**Problem details:**
Review the listing and copy each line that holds the word "seaborn".

────────

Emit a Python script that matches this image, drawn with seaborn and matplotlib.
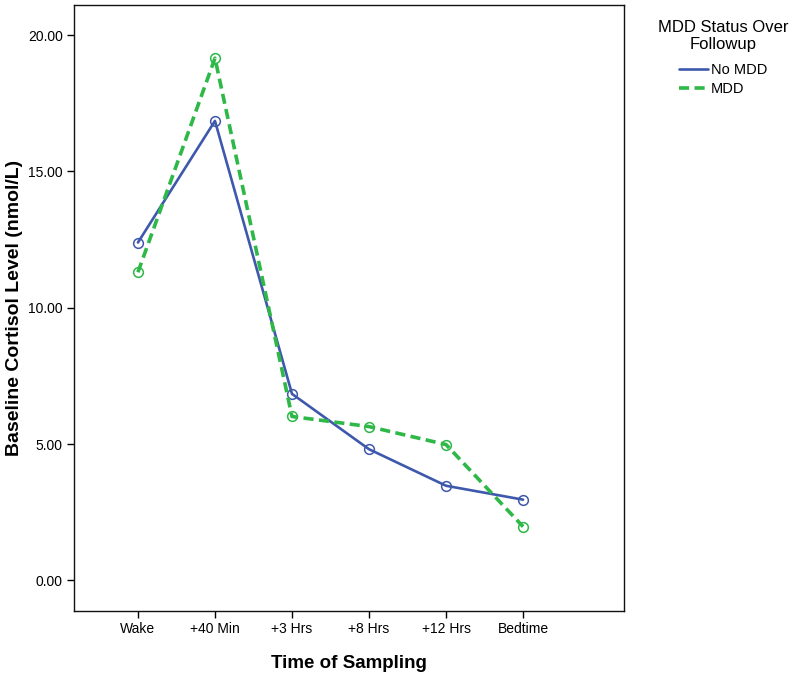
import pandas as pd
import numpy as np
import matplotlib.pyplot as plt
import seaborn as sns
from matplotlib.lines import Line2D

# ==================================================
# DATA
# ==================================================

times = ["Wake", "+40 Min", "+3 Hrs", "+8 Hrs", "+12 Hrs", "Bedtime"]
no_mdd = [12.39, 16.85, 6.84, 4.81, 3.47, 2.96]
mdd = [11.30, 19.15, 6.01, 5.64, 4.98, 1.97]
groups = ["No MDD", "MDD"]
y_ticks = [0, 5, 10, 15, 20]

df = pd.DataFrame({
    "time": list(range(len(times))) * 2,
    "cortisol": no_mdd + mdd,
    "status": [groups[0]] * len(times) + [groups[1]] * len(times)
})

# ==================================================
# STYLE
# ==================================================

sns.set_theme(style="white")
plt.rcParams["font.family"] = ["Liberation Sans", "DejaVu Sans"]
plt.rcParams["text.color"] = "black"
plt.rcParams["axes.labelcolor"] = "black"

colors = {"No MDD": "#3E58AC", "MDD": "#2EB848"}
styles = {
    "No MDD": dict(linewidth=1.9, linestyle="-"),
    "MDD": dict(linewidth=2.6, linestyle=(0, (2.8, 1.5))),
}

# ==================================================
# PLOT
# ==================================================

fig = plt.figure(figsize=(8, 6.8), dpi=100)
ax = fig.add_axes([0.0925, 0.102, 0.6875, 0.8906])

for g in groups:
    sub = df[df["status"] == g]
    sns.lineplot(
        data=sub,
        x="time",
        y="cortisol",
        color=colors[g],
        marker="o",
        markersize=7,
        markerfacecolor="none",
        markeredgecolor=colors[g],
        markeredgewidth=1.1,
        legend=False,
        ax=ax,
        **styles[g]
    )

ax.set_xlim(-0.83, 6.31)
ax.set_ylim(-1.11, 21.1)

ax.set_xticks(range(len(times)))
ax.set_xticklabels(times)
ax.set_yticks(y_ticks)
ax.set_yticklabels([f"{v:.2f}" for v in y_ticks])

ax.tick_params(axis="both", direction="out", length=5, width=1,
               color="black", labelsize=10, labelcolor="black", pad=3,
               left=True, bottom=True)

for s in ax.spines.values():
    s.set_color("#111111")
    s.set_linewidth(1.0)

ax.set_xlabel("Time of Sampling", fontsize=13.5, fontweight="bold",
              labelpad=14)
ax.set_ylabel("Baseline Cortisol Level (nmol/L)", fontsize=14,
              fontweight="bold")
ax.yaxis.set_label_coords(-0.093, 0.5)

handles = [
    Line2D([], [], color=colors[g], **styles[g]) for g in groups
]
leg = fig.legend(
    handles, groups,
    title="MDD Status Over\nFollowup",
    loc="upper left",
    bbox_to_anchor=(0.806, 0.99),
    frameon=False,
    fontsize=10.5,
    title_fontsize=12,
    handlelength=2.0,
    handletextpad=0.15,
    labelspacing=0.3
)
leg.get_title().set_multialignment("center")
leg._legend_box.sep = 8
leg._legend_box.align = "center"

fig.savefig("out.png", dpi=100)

────────

**Reply:**
Emit a Python script that matches this image, drawn with seaborn and matplotlib.
import seaborn as sns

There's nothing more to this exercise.